[PROBLEM DESCRIPTION]
Word for word, quote all of the material, omitting the pictures.

** Begin **

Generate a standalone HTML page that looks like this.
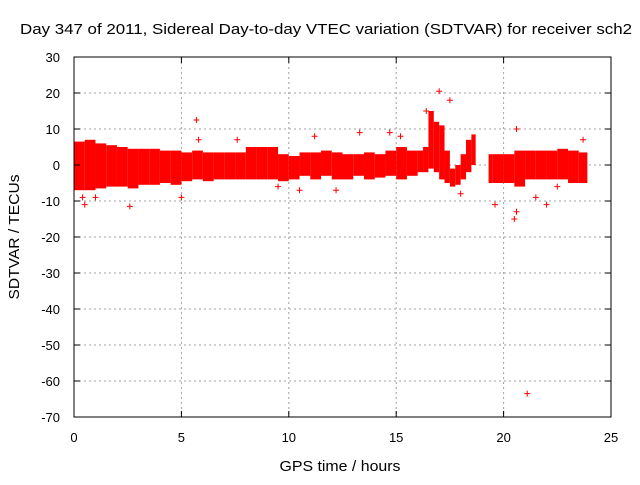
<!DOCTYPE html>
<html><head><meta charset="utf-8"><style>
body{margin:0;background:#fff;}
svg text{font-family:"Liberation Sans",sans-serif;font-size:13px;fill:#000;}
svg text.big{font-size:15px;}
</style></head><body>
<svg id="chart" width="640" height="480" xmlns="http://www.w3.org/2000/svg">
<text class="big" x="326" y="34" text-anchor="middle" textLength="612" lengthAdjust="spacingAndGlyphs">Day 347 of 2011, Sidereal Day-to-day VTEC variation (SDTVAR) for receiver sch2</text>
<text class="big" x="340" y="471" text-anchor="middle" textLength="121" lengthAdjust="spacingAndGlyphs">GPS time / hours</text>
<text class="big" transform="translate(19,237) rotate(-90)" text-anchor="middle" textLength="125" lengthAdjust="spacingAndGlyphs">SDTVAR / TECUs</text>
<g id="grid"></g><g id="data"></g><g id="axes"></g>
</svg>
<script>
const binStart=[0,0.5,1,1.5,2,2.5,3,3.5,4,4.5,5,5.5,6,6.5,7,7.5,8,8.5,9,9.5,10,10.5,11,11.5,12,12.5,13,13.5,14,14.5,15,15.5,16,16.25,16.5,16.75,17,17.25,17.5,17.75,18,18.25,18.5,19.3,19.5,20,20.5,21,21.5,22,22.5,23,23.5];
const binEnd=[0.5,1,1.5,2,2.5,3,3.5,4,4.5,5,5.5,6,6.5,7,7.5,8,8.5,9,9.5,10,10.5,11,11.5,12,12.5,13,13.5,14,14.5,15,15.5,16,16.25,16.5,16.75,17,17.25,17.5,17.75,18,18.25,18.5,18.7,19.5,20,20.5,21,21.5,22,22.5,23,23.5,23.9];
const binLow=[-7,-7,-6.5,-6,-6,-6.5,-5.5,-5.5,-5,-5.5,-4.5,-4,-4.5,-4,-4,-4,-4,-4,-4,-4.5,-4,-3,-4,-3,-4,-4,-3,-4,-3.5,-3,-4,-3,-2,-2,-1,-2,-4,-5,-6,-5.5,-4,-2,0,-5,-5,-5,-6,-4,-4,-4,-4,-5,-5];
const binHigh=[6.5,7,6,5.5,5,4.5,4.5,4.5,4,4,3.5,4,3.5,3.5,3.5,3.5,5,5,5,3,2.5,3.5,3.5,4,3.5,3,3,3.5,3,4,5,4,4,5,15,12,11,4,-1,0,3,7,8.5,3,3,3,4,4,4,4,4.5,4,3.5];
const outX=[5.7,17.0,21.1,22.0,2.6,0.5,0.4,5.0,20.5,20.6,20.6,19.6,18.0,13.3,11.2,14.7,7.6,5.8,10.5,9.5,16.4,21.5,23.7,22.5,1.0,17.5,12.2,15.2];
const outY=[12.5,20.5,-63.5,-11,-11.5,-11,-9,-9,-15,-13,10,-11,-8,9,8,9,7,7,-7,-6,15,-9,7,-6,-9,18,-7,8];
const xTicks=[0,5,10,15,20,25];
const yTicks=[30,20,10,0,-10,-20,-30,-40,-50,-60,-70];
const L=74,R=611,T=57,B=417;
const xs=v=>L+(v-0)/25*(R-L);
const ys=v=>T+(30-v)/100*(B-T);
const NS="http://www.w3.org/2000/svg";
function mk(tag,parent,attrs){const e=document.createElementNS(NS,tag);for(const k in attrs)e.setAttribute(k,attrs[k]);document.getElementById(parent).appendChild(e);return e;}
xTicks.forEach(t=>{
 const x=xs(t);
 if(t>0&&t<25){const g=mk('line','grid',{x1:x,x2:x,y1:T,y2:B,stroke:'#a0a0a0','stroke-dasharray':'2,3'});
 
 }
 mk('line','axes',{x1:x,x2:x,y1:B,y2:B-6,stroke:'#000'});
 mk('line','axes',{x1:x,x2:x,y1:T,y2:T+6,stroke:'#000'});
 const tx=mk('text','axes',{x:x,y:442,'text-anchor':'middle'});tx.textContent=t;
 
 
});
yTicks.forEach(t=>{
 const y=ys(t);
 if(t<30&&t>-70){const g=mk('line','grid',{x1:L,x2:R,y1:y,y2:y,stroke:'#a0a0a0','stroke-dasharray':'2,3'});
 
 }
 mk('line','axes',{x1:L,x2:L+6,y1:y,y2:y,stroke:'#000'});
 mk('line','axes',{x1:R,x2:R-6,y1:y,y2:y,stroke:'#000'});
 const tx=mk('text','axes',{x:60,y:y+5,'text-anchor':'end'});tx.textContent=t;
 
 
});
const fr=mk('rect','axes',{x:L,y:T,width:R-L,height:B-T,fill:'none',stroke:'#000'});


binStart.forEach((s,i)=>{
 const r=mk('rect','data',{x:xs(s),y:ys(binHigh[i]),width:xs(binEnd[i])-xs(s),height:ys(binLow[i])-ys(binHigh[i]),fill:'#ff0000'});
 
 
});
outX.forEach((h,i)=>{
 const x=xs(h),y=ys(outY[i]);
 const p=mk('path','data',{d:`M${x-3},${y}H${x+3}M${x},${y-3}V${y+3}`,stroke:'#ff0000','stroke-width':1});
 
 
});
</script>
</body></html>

** End **

[EXERCISE ANSWER]
Generate a standalone HTML page that looks like this.
<!DOCTYPE html>
<html><head><meta charset="utf-8"><style>
body{margin:0;background:#fff;}
svg text{font-family:"Liberation Sans",sans-serif;font-size:13px;fill:#000;}
svg text.big{font-size:15px;}
</style></head><body>
<svg id="chart" width="640" height="480" xmlns="http://www.w3.org/2000/svg">
<text class="big" x="326" y="34" text-anchor="middle" textLength="612" lengthAdjust="spacingAndGlyphs">Day 347 of 2011, Sidereal Day-to-day VTEC variation (SDTVAR) for receiver sch2</text>
<text class="big" x="340" y="471" text-anchor="middle" textLength="121" lengthAdjust="spacingAndGlyphs">GPS time / hours</text>
<text class="big" transform="translate(19,237) rotate(-90)" text-anchor="middle" textLength="125" lengthAdjust="spacingAndGlyphs">SDTVAR / TECUs</text>
<g id="grid"></g><g id="data"></g><g id="axes"></g>
</svg>
<script>
const binStart=[0,0.5,1,1.5,2,2.5,3,3.5,4,4.5,5,5.5,6,6.5,7,7.5,8,8.5,9,9.5,10,10.5,11,11.5,12,12.5,13,13.5,14,14.5,15,15.5,16,16.25,16.5,16.75,17,17.25,17.5,17.75,18,18.25,18.5,19.3,19.5,20,20.5,21,21.5,22,22.5,23,23.5];
const binEnd=[0.5,1,1.5,2,2.5,3,3.5,4,4.5,5,5.5,6,6.5,7,7.5,8,8.5,9,9.5,10,10.5,11,11.5,12,12.5,13,13.5,14,14.5,15,15.5,16,16.25,16.5,16.75,17,17.25,17.5,17.75,18,18.25,18.5,18.7,19.5,20,20.5,21,21.5,22,22.5,23,23.5,23.9];
const binLow=[-7,-7,-6.5,-6,-6,-6.5,-5.5,-5.5,-5,-5.5,-4.5,-4,-4.5,-4,-4,-4,-4,-4,-4,-4.5,-4,-3,-4,-3,-4,-4,-3,-4,-3.5,-3,-4,-3,-2,-2,-1,-2,-4,-5,-6,-5.5,-4,-2,0,-5,-5,-5,-6,-4,-4,-4,-4,-5,-5];
const binHigh=[6.5,7,6,5.5,5,4.5,4.5,4.5,4,4,3.5,4,3.5,3.5,3.5,3.5,5,5,5,3,2.5,3.5,3.5,4,3.5,3,3,3.5,3,4,5,4,4,5,15,12,11,4,-1,0,3,7,8.5,3,3,3,4,4,4,4,4.5,4,3.5];
const outX=[5.7,17.0,21.1,22.0,2.6,0.5,0.4,5.0,20.5,20.6,20.6,19.6,18.0,13.3,11.2,14.7,7.6,5.8,10.5,9.5,16.4,21.5,23.7,22.5,1.0,17.5,12.2,15.2];
const outY=[12.5,20.5,-63.5,-11,-11.5,-11,-9,-9,-15,-13,10,-11,-8,9,8,9,7,7,-7,-6,15,-9,7,-6,-9,18,-7,8];
const xTicks=[0,5,10,15,20,25];
const yTicks=[30,20,10,0,-10,-20,-30,-40,-50,-60,-70];
const L=74,R=611,T=57,B=417;
const xs=v=>L+(v-0)/25*(R-L);
const ys=v=>T+(30-v)/100*(B-T);
const NS="http://www.w3.org/2000/svg";
function mk(tag,parent,attrs){const e=document.createElementNS(NS,tag);for(const k in attrs)e.setAttribute(k,attrs[k]);document.getElementById(parent).appendChild(e);return e;}
xTicks.forEach(t=>{
 const x=xs(t);
 if(t>0&&t<25){const g=mk('line','grid',{x1:x,x2:x,y1:T,y2:B,stroke:'#a0a0a0','stroke-dasharray':'2,3'});
 
 }
 mk('line','axes',{x1:x,x2:x,y1:B,y2:B-6,stroke:'#000'});
 mk('line','axes',{x1:x,x2:x,y1:T,y2:T+6,stroke:'#000'});
 const tx=mk('text','axes',{x:x,y:442,'text-anchor':'middle'});tx.textContent=t;
 
 
});
yTicks.forEach(t=>{
 const y=ys(t);
 if(t<30&&t>-70){const g=mk('line','grid',{x1:L,x2:R,y1:y,y2:y,stroke:'#a0a0a0','stroke-dasharray':'2,3'});
 
 }
 mk('line','axes',{x1:L,x2:L+6,y1:y,y2:y,stroke:'#000'});
 mk('line','axes',{x1:R,x2:R-6,y1:y,y2:y,stroke:'#000'});
 const tx=mk('text','axes',{x:60,y:y+5,'text-anchor':'end'});tx.textContent=t;
 
 
});
const fr=mk('rect','axes',{x:L,y:T,width:R-L,height:B-T,fill:'none',stroke:'#000'});


binStart.forEach((s,i)=>{
 const r=mk('rect','data',{x:xs(s),y:ys(binHigh[i]),width:xs(binEnd[i])-xs(s),height:ys(binLow[i])-ys(binHigh[i]),fill:'#ff0000'});
 
 
});
outX.forEach((h,i)=>{
 const x=xs(h),y=ys(outY[i]);
 const p=mk('path','data',{d:`M${x-3},${y}H${x+3}M${x},${y-3}V${y+3}`,stroke:'#ff0000','stroke-width':1});
 
 
});
</script>
</body></html>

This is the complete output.